Nissankamalla was notable chiefly for being the last king of Polonnaruwa to exercise real power over the whole island, even feeling secure enough to launch military expeditions against the Pandyans of South India. Perhaps conscious of his foreign birth, he seems to have endeavoured to become more Sinhalese than the Sinhalese, making a great show of his religious orthodoxy, purging the Sangha of disreputable monks and becoming the first king to make the pilgrimage to the summit of Adam’s Peak. He is also known to have embarked on extensive tours of the island to discover the conditions under which his subjects were living, rather in the manner of a contemporary politician at election time – not that Nissankamalla would have worried much about public opinion, since he considered himself (as did many later Sinhalese kings) a living god.

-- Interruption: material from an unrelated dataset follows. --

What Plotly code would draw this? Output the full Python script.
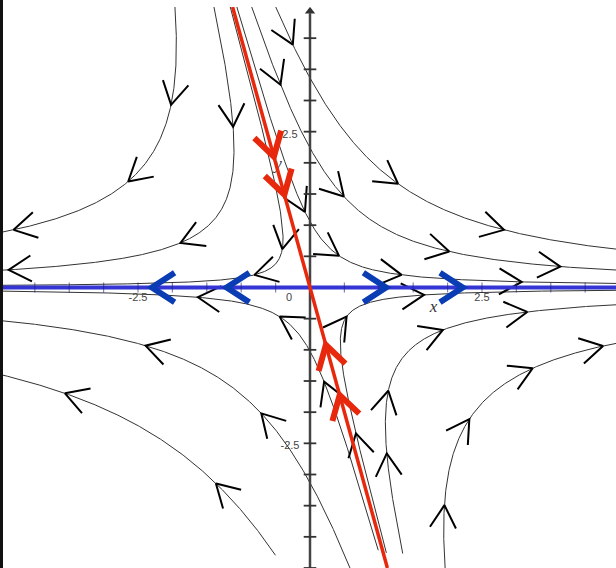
import numpy as np
import plotly.graph_objects as go

# Saddle:  x' = x + y/2,  y' = -y
# eigenvalue +1 along (1, 0), eigenvalue -1 along (1, -4)
A = np.array([[1.0, 0.5],
              [0.0, -1.0]])

X_RANGE = [-4.506, 4.448]
Y_RANGE = [-4.5, 4.5]
W, H, TOP = 616, 568, 7

# starting points of the sample trajectories
start_x = [-1.963, -1.396, -1.159, -0.498, -0.847, -1.063,
           1.110, 1.348, 1.964, 0.992, 0.581, -0.502]
start_y = [4.5, 4.5, 4.5, 4.5, 4.5, 4.5,
           -4.258, -4.268, -4.5, -4.215, -4.5, -4.295]

# y values where a direction arrow sits on each trajectory
arrow_y = [
    [2.931, 1.701, 0.925],
    [2.58, 0.716, 0.283],
    [0.615, 0.202],
    [3.896, 1.664, 0.925],
    [3.253, 1.46, 0.577, 0.336],
    [1.214, 0.508, 0.202, 0.09],
    [-2.34, -0.467, -0.119],
    [-2.661, -1.656, -0.681, -0.392],
    [-3.492, -2.111, -1.296, -0.938],
    [-1.511, -0.467, -0.156],
    [-2.019, -0.933],
    [-3.143, -1.698],
]

# arrows on the unstable line (x axis) and on the stable line
unstable_arrow_x = [-2.297, -1.211, 1.105, 2.219]
stable_arrow_y = [2.10, 1.49, -0.922, -1.725]

tick_values = np.arange(-4.5, 4.01, 0.5)
x_tick_labels = ["-2.5", "0", "2.5"]
y_tick_labels = ["2.5", "-2.5"]

sx = W / (X_RANGE[1] - X_RANGE[0])          # px per unit, horizontal
sy = (H - TOP) / (Y_RANGE[1] - Y_RANGE[0])  # px per unit, vertical

lam, V = np.linalg.eig(A)
Vinv = np.linalg.inv(V)
stable_dir = V[:, np.argmin(lam)]
stable_slope = stable_dir[1] / stable_dir[0]


def flow(p0, t):
    c = Vinv @ np.asarray(p0)
    pts = V @ (c[:, None] * np.exp(np.outer(lam, t)))
    return pts[0], pts[1]


def chevrons(points, arm_px, half_deg):
    xs, ys = [], []
    a = np.radians(half_deg)
    for px, py in points:
        vx, vy = A @ np.array([px, py])
        dx, dy = vx * sx, vy * sy
        n = np.hypot(dx, dy)
        bx, by = -dx / n, -dy / n
        r1 = (bx * np.cos(a) - by * np.sin(a), bx * np.sin(a) + by * np.cos(a))
        r2 = (bx * np.cos(a) + by * np.sin(a), -bx * np.sin(a) + by * np.cos(a))
        xs += [px + r1[0] * arm_px / sx, px, px + r2[0] * arm_px / sx, None]
        ys += [py + r1[1] * arm_px / sy, py, py + r2[1] * arm_px / sy, None]
    return xs, ys


fig = go.Figure()

# sample trajectories
curve_x, curve_y, arrow_pts = [], [], []
t = np.linspace(0, 8, 2000)
for x0, y0, ays in zip(start_x, start_y, arrow_y):
    xs, ys = flow([x0, y0], t)
    keep = np.abs(xs) < 5.0
    last = np.argmin(keep) if not keep.all() else len(keep)
    curve_x += list(xs[:last + 1]) + [None]
    curve_y += list(ys[:last + 1]) + [None]
    for ya in ays:
        ta = np.log(y0 / ya)
        px, py = flow([x0, y0], np.array([ta]))
        arrow_pts.append((px[0], py[0]))

fig.add_trace(go.Scatter(x=curve_x, y=curve_y, mode="lines",
                         line=dict(color="#333333", width=1), hoverinfo="skip"))
cx, cy = chevrons(arrow_pts, 26, 30)
fig.add_trace(go.Scatter(x=cx, y=cy, mode="lines",
                         line=dict(color="#000000", width=2), hoverinfo="skip"))

# axes through the origin
fig.add_trace(go.Scatter(x=[X_RANGE[0], X_RANGE[1]], y=[0, 0], mode="lines",
                         line=dict(color="#555555", width=2), hoverinfo="skip"))
fig.add_trace(go.Scatter(x=[0, 0], y=[Y_RANGE[0], 4.40], mode="lines",
                         line=dict(color="#444444", width=2.5), hoverinfo="skip"))
fig.add_trace(go.Scatter(x=[0], y=[4.43], mode="markers",
                         marker=dict(symbol="triangle-up", size=9, color="#333333"),
                         hoverinfo="skip"))
ytk = [v for v in tick_values if abs(v) > 1e-9]
fig.add_trace(go.Scatter(x=[0] * len(ytk), y=ytk, mode="markers",
                         marker=dict(symbol="line-ew", size=9,
                                     line=dict(color="#333333", width=1.8)),
                         hoverinfo="skip"))

# axis labels
label_font = dict(family="Liberation Sans, Arial, sans-serif", size=11, color="#444444")
fig.add_trace(go.Scatter(x=[-2.5, -0.305, 2.5], y=[-0.175, -0.17, -0.17],
                         text=x_tick_labels, mode="text", textfont=label_font,
                         hoverinfo="skip"))
fig.add_trace(go.Scatter(x=[-0.291, -0.291], y=[2.446, -2.543],
                         text=y_tick_labels, mode="text", textfont=label_font,
                         hoverinfo="skip"))
var_font = dict(family="Liberation Serif, Times New Roman, serif", size=17, color="#333333")
fig.add_trace(go.Scatter(x=[1.795, -0.465], y=[-0.329, 1.965], text=["<i>x</i>", "<i>y</i>"],
                         mode="text", textfont=var_font, hoverinfo="skip"))

# unstable line (x axis) with outward arrows
fig.add_trace(go.Scatter(x=[X_RANGE[0], X_RANGE[1]], y=[0, 0], mode="lines",
                         line=dict(color="#3535d6", width=4), hoverinfo="skip"))
fig.add_trace(go.Scatter(x=ytk, y=[0] * len(ytk), mode="markers",
                         marker=dict(symbol="line-ns", size=7,
                                     line=dict(color="rgba(30,30,110,0.55)", width=1.2)),
                         hoverinfo="skip"))
bx, by = chevrons([(v, 0.0) for v in unstable_arrow_x], 27, 33)
fig.add_trace(go.Scatter(x=bx, y=by, mode="lines",
                         line=dict(color="#0a3cb4", width=6), hoverinfo="skip"))

# stable line with inward arrows
fig.add_trace(go.Scatter(x=[Y_RANGE[1] / stable_slope, Y_RANGE[0] / stable_slope],
                         y=[Y_RANGE[1], Y_RANGE[0]], mode="lines",
                         line=dict(color="#e8280c", width=3.5), hoverinfo="skip"))
rx, ry = chevrons([(v / stable_slope, v) for v in stable_arrow_y], 27, 31)
fig.add_trace(go.Scatter(x=rx, y=ry, mode="lines",
                         line=dict(color="#e8280c", width=6), hoverinfo="skip"))

fig.update_layout(
    width=W, height=H,
    margin=dict(l=0, r=0, t=TOP, b=0),
    paper_bgcolor="white", plot_bgcolor="white",
    showlegend=False,
    xaxis=dict(range=X_RANGE, visible=False, fixedrange=True),
    yaxis=dict(range=Y_RANGE, visible=False, fixedrange=True),
    shapes=[dict(type="rect", xref="paper", yref="paper",
                 x0=0, x1=3 / W, y0=0, y1=1 + TOP / (H - TOP),
                 fillcolor="#111111", line=dict(width=0))],
)

fig.write_html("out.html")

For all his genuine achievements, however, Nissankamalla is best remembered for the long trail of inscriptions he left dotted around Polonnaruwa and other places in Sri Lanka, recording his valour, wisdom, religious merit and other outstanding qualities – he seems to have been the sort of monarch who wasn’t able to sneeze without erecting a monument to commemorate the event. Nissankamalla’s bombastic scribbles can be found in Polonnaruwa at the Gal Pota, Hatadage and Vatadage in the Quadrangle, and at the Rankot and Kiri viharas (plus a couple more in the Polonnaruwa Museum), though some historians regard the claims made in them as somewhat dubious, while Nissankamalla also stands accused of having stolen the credit for many of the building works carried out by Parakramabahu.
The only image of Nissankamalla stands in the Maharaja cave temple at Dambulla. Ironically for this great self-publicist, it’s tucked away in a corner, and almost completely hidden from sight.